We believe what we’re told to believe though. And we’re most gullible to believe what we want to believe. This is a deeply embarrassing report for the DNC, coming as it does from a news outlet that holds high favorability with the Left. This is also embarrassing for the news media, which again has been caught marching unquestioning in lockstep with the Intelligence State. The media has largely ignored this new information a year later because of course it has to. Not only does its existence reveal yet another failure of the political news media to act as the watchdog it pretends to be, but it shows that the gatekeepers of official information have been duped for the better part of a year over a story that turns out to be as fictitious as that saga of Iraqi WMDs. The president has been labeled a Russian agent. Assange has been labeled a Russian agent. Green Party presidential candidate Jill Stein has been labeled a Russian agent. One of the only news agencies to pick up the story is Breitbart News, so of course this stands to lift the standing of that organization to the exclusion of almost all others-- and again, this is a report published by a highly-respected
left-wing news organization. Notice that the report (linked above) makes no effort to name a culprit, only to debunk a faulty theory, revealing an absence of political motivation.

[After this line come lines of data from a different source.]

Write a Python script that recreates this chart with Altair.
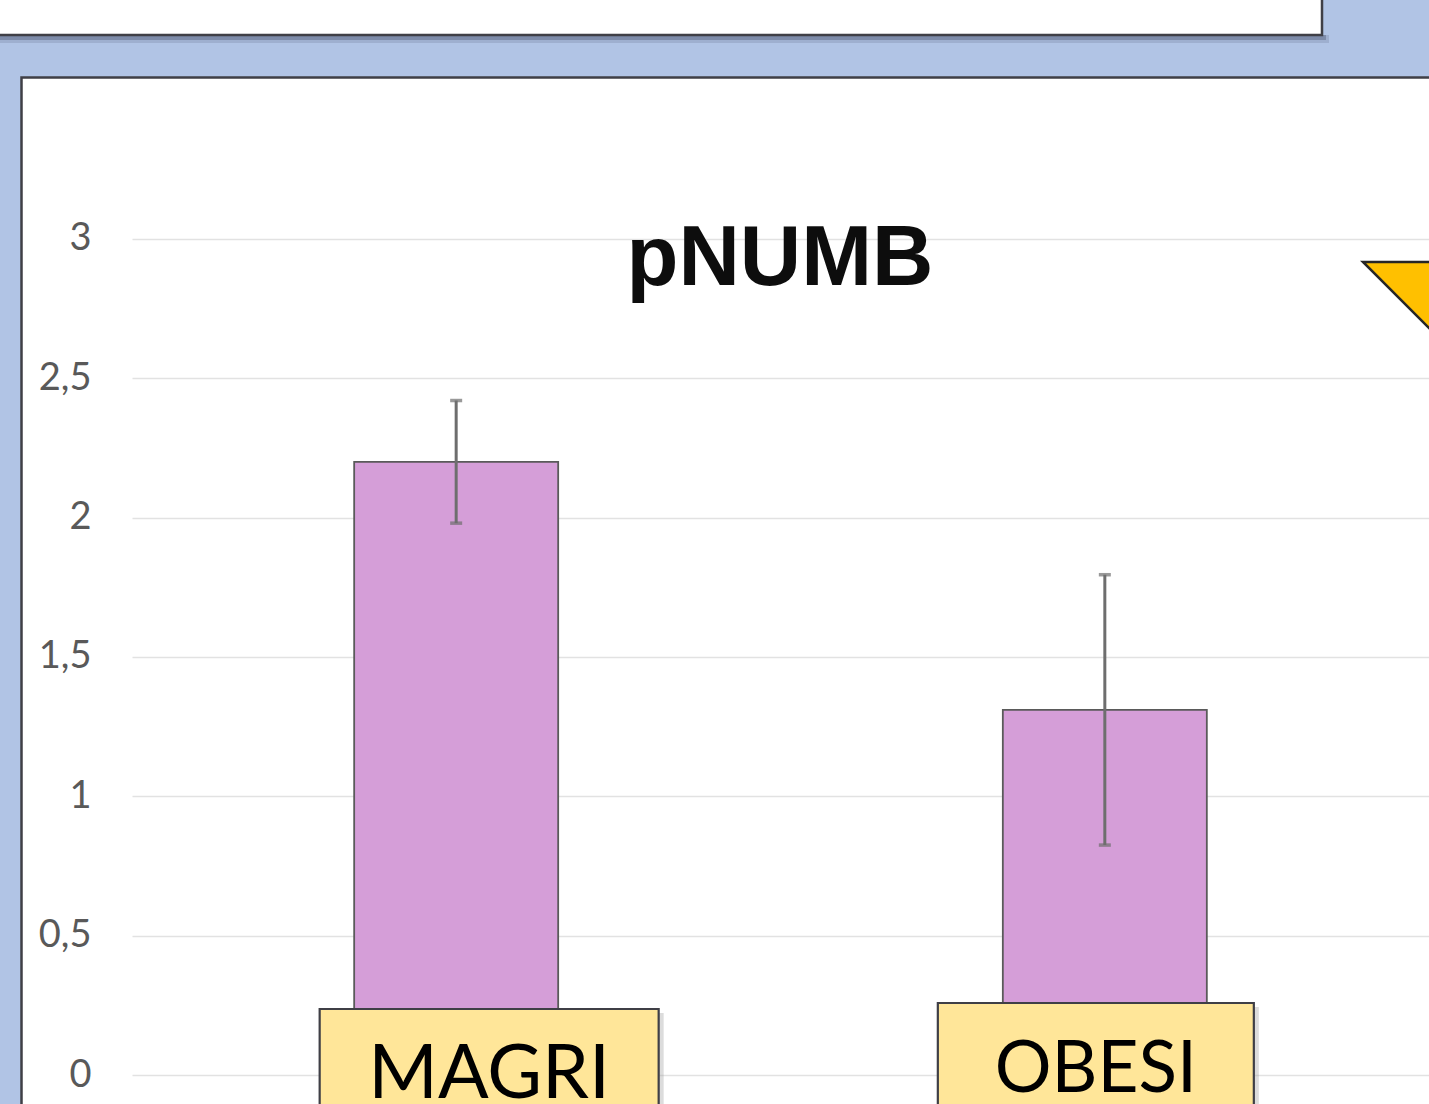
import altair as alt
import pandas as pd

# ---- data ----
categories = ["MAGRI", "OBESI"]
means = [2.2, 1.31]
errors = [0.22, 0.485]
tick_values = [0, 0.5, 1, 1.5, 2, 2.5, 3]
title_text = ["pNUMB"]

df = pd.DataFrame({"group": categories, "mean": means, "err": errors})
df["lo"] = df["mean"] - df["err"]
df["hi"] = df["mean"] + df["err"]

PLOT_LEFT = 132
W = 1429 - PLOT_LEFT
H = 1104
BLUE = "#b1c4e5"
BORDER = "#3f3f46"

x_scale = alt.Scale(domain=categories, paddingInner=0.6855, paddingOuter=0.3425)
y_scale = alt.Scale(domain=[-0.104, 3.857], nice=False, zero=False)
y_axis = alt.Axis(
    values=tick_values, grid=True, gridColor="#e2e2e2", gridWidth=1.5,
    ticks=False, tickSize=0, domain=False, labelFont="Lato", labelFontSize=38,
    labelColor="#595959", labelPadding=41, labelBaseline="middle",
    labelExpr="replace(toString(datum.value), '.', ',')", title=None,
)
X = alt.X("group:N", scale=x_scale, axis=None)

one = alt.Chart(pd.DataFrame({"k": [0]}))

# slide decorations (pixel positions relative to plot area origin)
blue_top = one.mark_rect(color=BLUE).encode(
    x=alt.value(-PLOT_LEFT), x2=alt.value(W + 5), y=alt.value(0), y2=alt.value(78))
blue_left = one.mark_rect(color=BLUE).encode(
    x=alt.value(-PLOT_LEFT), x2=alt.value(22 - PLOT_LEFT), y=alt.value(78), y2=alt.value(H + 5))
shadow1 = one.mark_rect(color="#55607a", opacity=0.45).encode(
    x=alt.value(-PLOT_LEFT), x2=alt.value(1326 - PLOT_LEFT), y=alt.value(35), y2=alt.value(40))
shadow2 = one.mark_rect(color="#55607a", opacity=0.2).encode(
    x=alt.value(-PLOT_LEFT), x2=alt.value(1329 - PLOT_LEFT), y=alt.value(35), y2=alt.value(43))
top_box = one.mark_rect(fill="white", stroke=BORDER, strokeWidth=2.5).encode(
    x=alt.value(-PLOT_LEFT - 20), x2=alt.value(1322 - PLOT_LEFT), y=alt.value(-20), y2=alt.value(35))
panel_border = one.mark_rect(fill="white", fillOpacity=0, stroke=BORDER, strokeWidth=2.5).encode(
    x=alt.value(21.5 - PLOT_LEFT), x2=alt.value(W + 30), y=alt.value(77.5), y2=alt.value(H + 30))

base = alt.Chart(df)

bars = base.mark_bar(color="#d59ed8", stroke="#5a5a5a", strokeWidth=1.8).encode(
    x=X, y=alt.Y("mean:Q", scale=y_scale, axis=y_axis))
err_rule = base.mark_rule(color="#6e6e6e", strokeWidth=3).encode(
    x=X, y=alt.Y("lo:Q", scale=y_scale, axis=y_axis), y2="hi:Q")
cap_lo = base.mark_tick(color="#6e6e6e", size=12, thickness=3.5).encode(
    x=X, y=alt.Y("lo:Q", scale=y_scale, axis=y_axis))
cap_hi = base.mark_tick(color="#6e6e6e", size=12, thickness=3.5).encode(
    x=X, y=alt.Y("hi:Q", scale=y_scale, axis=y_axis))

def label_box(name, width, dx, top, baseline_y, fsize):
    sub = base.transform_filter(alt.datum.group == name)
    shadow = sub.mark_bar(width=width, xOffset=dx + 5, color="#9a9a9a", opacity=0.35).encode(
        x=X, y=alt.value(top + 4), y2=alt.value(H + 30))
    box = sub.mark_bar(width=width, xOffset=dx, color="#ffe699", stroke=BORDER, strokeWidth=2.2).encode(
        x=X, y=alt.value(top), y2=alt.value(H + 30))
    txt = sub.mark_text(font="Lato", fontSize=fsize, color="black", baseline="alphabetic",
                        align="center", xOffset=dx).encode(
        x=X, y=alt.value(baseline_y), text="group:N")
    return [shadow, box, txt]

magri = label_box("MAGRI", 339, 33, 1009, 1098, 75)
obesi = label_box("OBESI", 316, -9, 1003, 1092, 71)

title = alt.Chart(pd.DataFrame({"t": title_text})).mark_text(
    font="Liberation Sans", fontWeight="bold", fontSize=85, color="#0d0d0d",
    baseline="alphabetic", align="center").encode(
    x=alt.value(780 - PLOT_LEFT), y=alt.value(285), text="t:N")

triangle = one.mark_point(
    shape="M -1 -0.5 L 1 -0.5 L 0 0.5 Z", size=40000, filled=True, fill="#ffc000",
    stroke="#262626", strokeWidth=2.5, opacity=1).encode(
    x=alt.value(1463 - PLOT_LEFT), y=alt.value(312))

chart = alt.layer(
    blue_top, blue_left, shadow2, shadow1, top_box, panel_border,
    bars, err_rule, cap_lo, cap_hi, *magri, *obesi, title, triangle,
).properties(
    width=W, height=H,
    autosize=alt.AutoSizeParams(type="none"),
    padding={"left": PLOT_LEFT, "top": 0, "right": 0, "bottom": 0},
    background="white",
).configure_view(strokeWidth=0)

chart.save("out.html", embed_options={"renderer": "svg", "actions": False})
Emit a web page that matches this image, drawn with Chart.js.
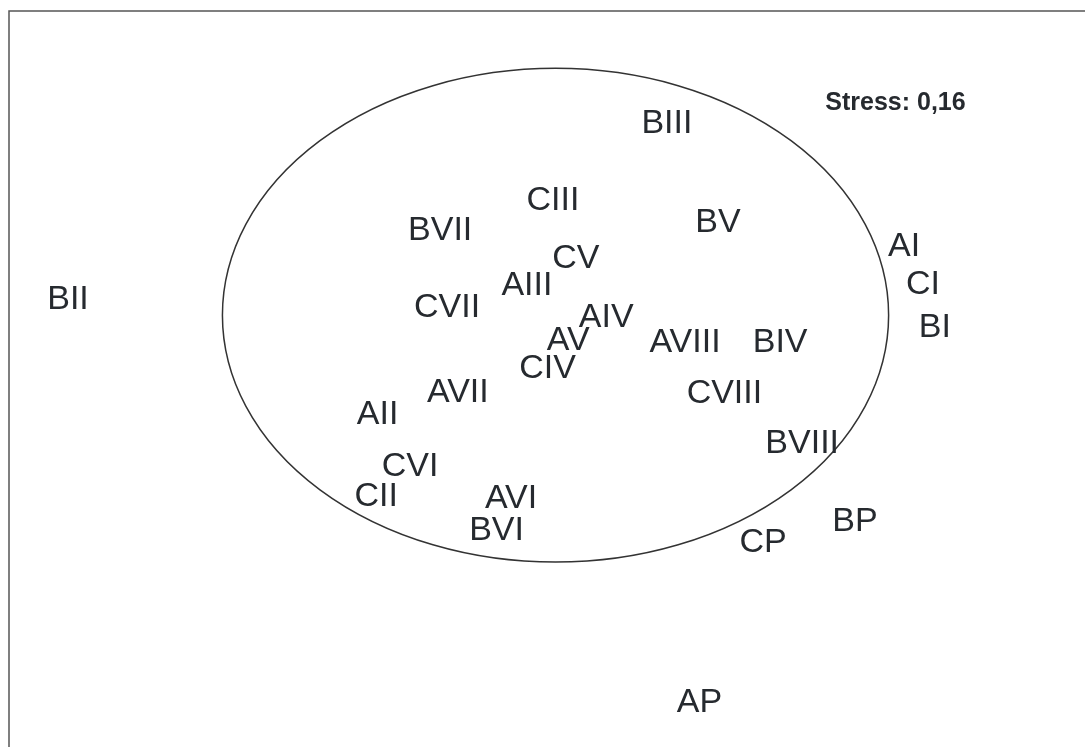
<!DOCTYPE html>
<html>
<head>
<meta charset="utf-8">
<script src="https://cdn.jsdelivr.net/npm/chart.js@4"></script>
<style>
  html, body { margin: 0; padding: 0; background: #fff; }
  canvas { display: block; }
</style>
</head>
<body>
<canvas id="graph" width="1085" height="747"></canvas>
<script>
// MDS sample labels and their coordinates
const sampleNames = ["BIII", "CIII", "BVII", "BV", "AI", "CV", "AIII", "CI", "BII", "CVII",
  "BI", "AIV", "AV", "AVIII", "BIV", "CIV", "AVII", "CVIII", "AII", "BVIII",
  "CVI", "CII", "AVI", "BVI", "BP", "CP", "AP"];
const dim1 = [0.344, 0.029, -0.283, 0.485, 1.000, 0.092, -0.043, 1.052, -1.312, -0.264,
  1.085, 0.176, 0.071, 0.394, 0.657, 0.014, -0.234, 0.503, -0.456, 0.718,
  -0.366, -0.460, -0.087, -0.127, 0.864, 0.610, 0.434];
const dim2 = [0.676, 0.470, 0.390, 0.411, 0.348, 0.314, 0.244, 0.245, 0.205, 0.183,
  0.131, 0.157, 0.095, 0.090, 0.090, 0.020, -0.044, -0.047, -0.103, -0.181,
  -0.241, -0.321, -0.327, -0.414, -0.390, -0.446, -0.874];

// grouping ellipse (centre and radii in the same units)
const ellipseCentre = [0.036, 0.156];
const ellipseRadii = [0.921, 0.661];

const stressText = "Stress: 0,16";
const stressPos = [0.976, 0.730];

const points = sampleNames.map((n, i) => ({ x: dim1[i], y: dim2[i], name: n }));

const labelPlugin = {
  id: 'labels',
  afterDatasetsDraw(chart) {
    const ctx = chart.ctx;
    const xs = chart.scales.x, ys = chart.scales.y;
    ctx.save();

    // frame lines (top and left)
    ctx.strokeStyle = '#555';
    ctx.lineWidth = 1.5;
    ctx.beginPath();
    ctx.moveTo(9, 747);
    ctx.lineTo(9, 11);
    ctx.lineTo(1085, 11);
    ctx.stroke();

    // ellipse
    const cx = xs.getPixelForValue(ellipseCentre[0]);
    const cy = ys.getPixelForValue(ellipseCentre[1]);
    const rx = xs.getPixelForValue(ellipseCentre[0] + ellipseRadii[0]) - cx;
    const ry = cy - ys.getPixelForValue(ellipseCentre[1] + ellipseRadii[1]);
    ctx.strokeStyle = '#333';
    ctx.lineWidth = 1.5;
    ctx.beginPath();
    ctx.ellipse(cx, cy, rx, ry, 0, 0, Math.PI * 2);
    ctx.stroke();

    // sample labels, centred on their point
    const size = 34;
    ctx.font = size + 'px "Liberation Sans", Arial, sans-serif';
    ctx.fillStyle = '#262a2f';
    ctx.textAlign = 'center';
    ctx.textBaseline = 'alphabetic';
    chart.getDatasetMeta(0).data.forEach((pt, i) => {
      ctx.fillText(points[i].name, pt.x, pt.y + size * 0.358);
    });

    // stress value
    ctx.font = 'bold 25px "Liberation Sans", Arial, sans-serif';
    ctx.fillText(stressText, xs.getPixelForValue(stressPos[0]), ys.getPixelForValue(stressPos[1]) + 25 * 0.358);
    ctx.restore();
  }
};

new Chart(document.getElementById('graph'), {
  type: 'scatter',
  data: {
    datasets: [{
      data: points,
      pointRadius: 0,
      pointHoverRadius: 0
    }]
  },
  options: {
    responsive: false,
    animation: false,
    layout: { padding: 0 },
    plugins: { legend: { display: false }, tooltip: { enabled: false } },
    scales: {
      x: { type: 'linear', min: -1.5, max: 1.5, display: false },
      y: { type: 'linear', min: -1, max: 1, display: false }
    }
  },
  plugins: [labelPlugin]
});
</script>
</body>
</html>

The damage that has been done by the Russian panic should be obvious. An authoritarian president with racist sympathies gets re-enforced behind his most powerful and substantive rhetoric-- that his enemies are out to get him, and that he is being sabotaged by Washington insiders, which in this critical instance, is the truth. And to what end? To further protect the political career and legacy of Hillary Clinton and the DNC establishment, which has done more to damage the cause of progressive action in this country than any other entity. The misinformation campaign has also ratcheted up the tension between two countries with very powerful military arsenals during a politically-dangerous time, and has served to again distract from real scandals involving the current administration and from truly-impactful electioneering upon the U.S. system by foreign governments the likes of Israel and Saudi Arabia.